On Sat, 16 Aug 2014 10:50:30 -0700 (PDT), email@example.com wrote:
>Hi, > >We are testing some attribute of pairs of objects that satisfy a >given crierion vs. pairs that do not. However, in the sample we have >all the pairs satisfy the criterion.
You want to test A vs. B; and you have no B. Therefore: You do not have any test. That seems straightforward.
Can you make some argument about how that test would result, if data existed for it? ... conceivably. I would think of depending on observably high (near perfect?) correlations. - That, however, would (it seems to me, though I have no concrete example) rule out the strategy that you go on to propose. Assuming that I understand your proposal at all.
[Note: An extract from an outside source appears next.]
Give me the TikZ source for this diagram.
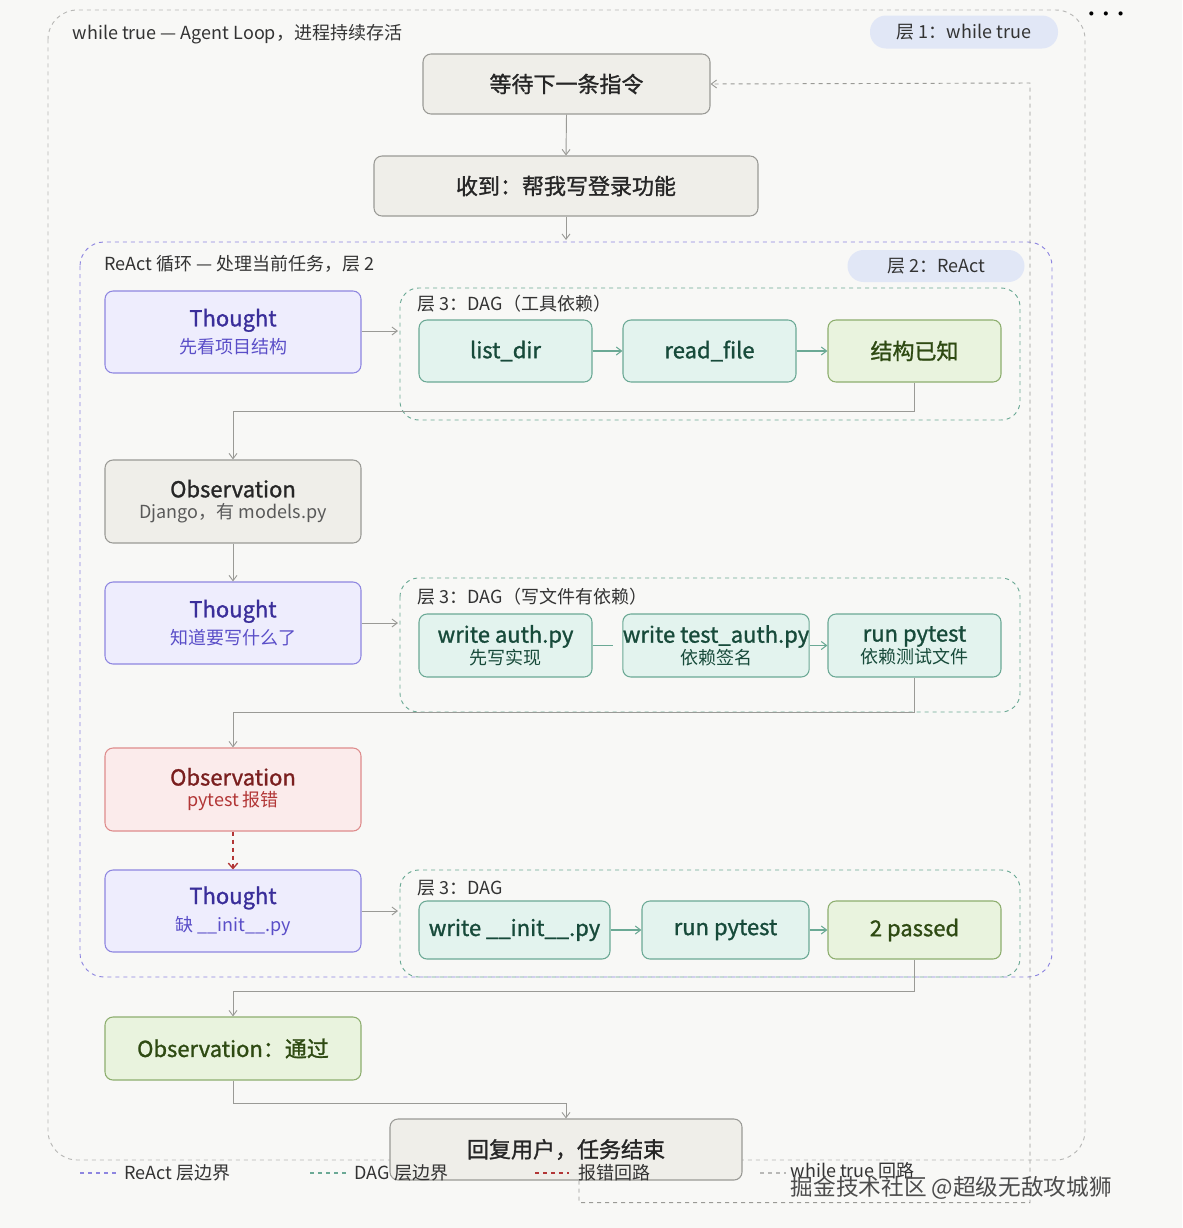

> I proposed randomly paring the objects repeatedly and check the >attribute. The permutation would be w/o restriction. It would allow >pairs that satisfy as well as pairs that do not satisfy the criterion. >Some members of our group claim that we should exclude from the random >permutations the pairs that satisfy the criterion, keep randomizing >untill none of the observed pairs appears in the permutation. Is this >an accespted approach? My recollection is that in a permutation test >the observed data must be a possible outcome. Could you plese point me >to any reference that explaints which way is correct? >
Nope, I don't follow; but I'm not trying very hard. Neither the data description nor the strategy rings any bells of familiarity.
Maybe this all makes sense when you plug in the concrete terms, but I'm not intrigued enough to fiddle with my own made-up examples (which are unlikely to be anything like your data).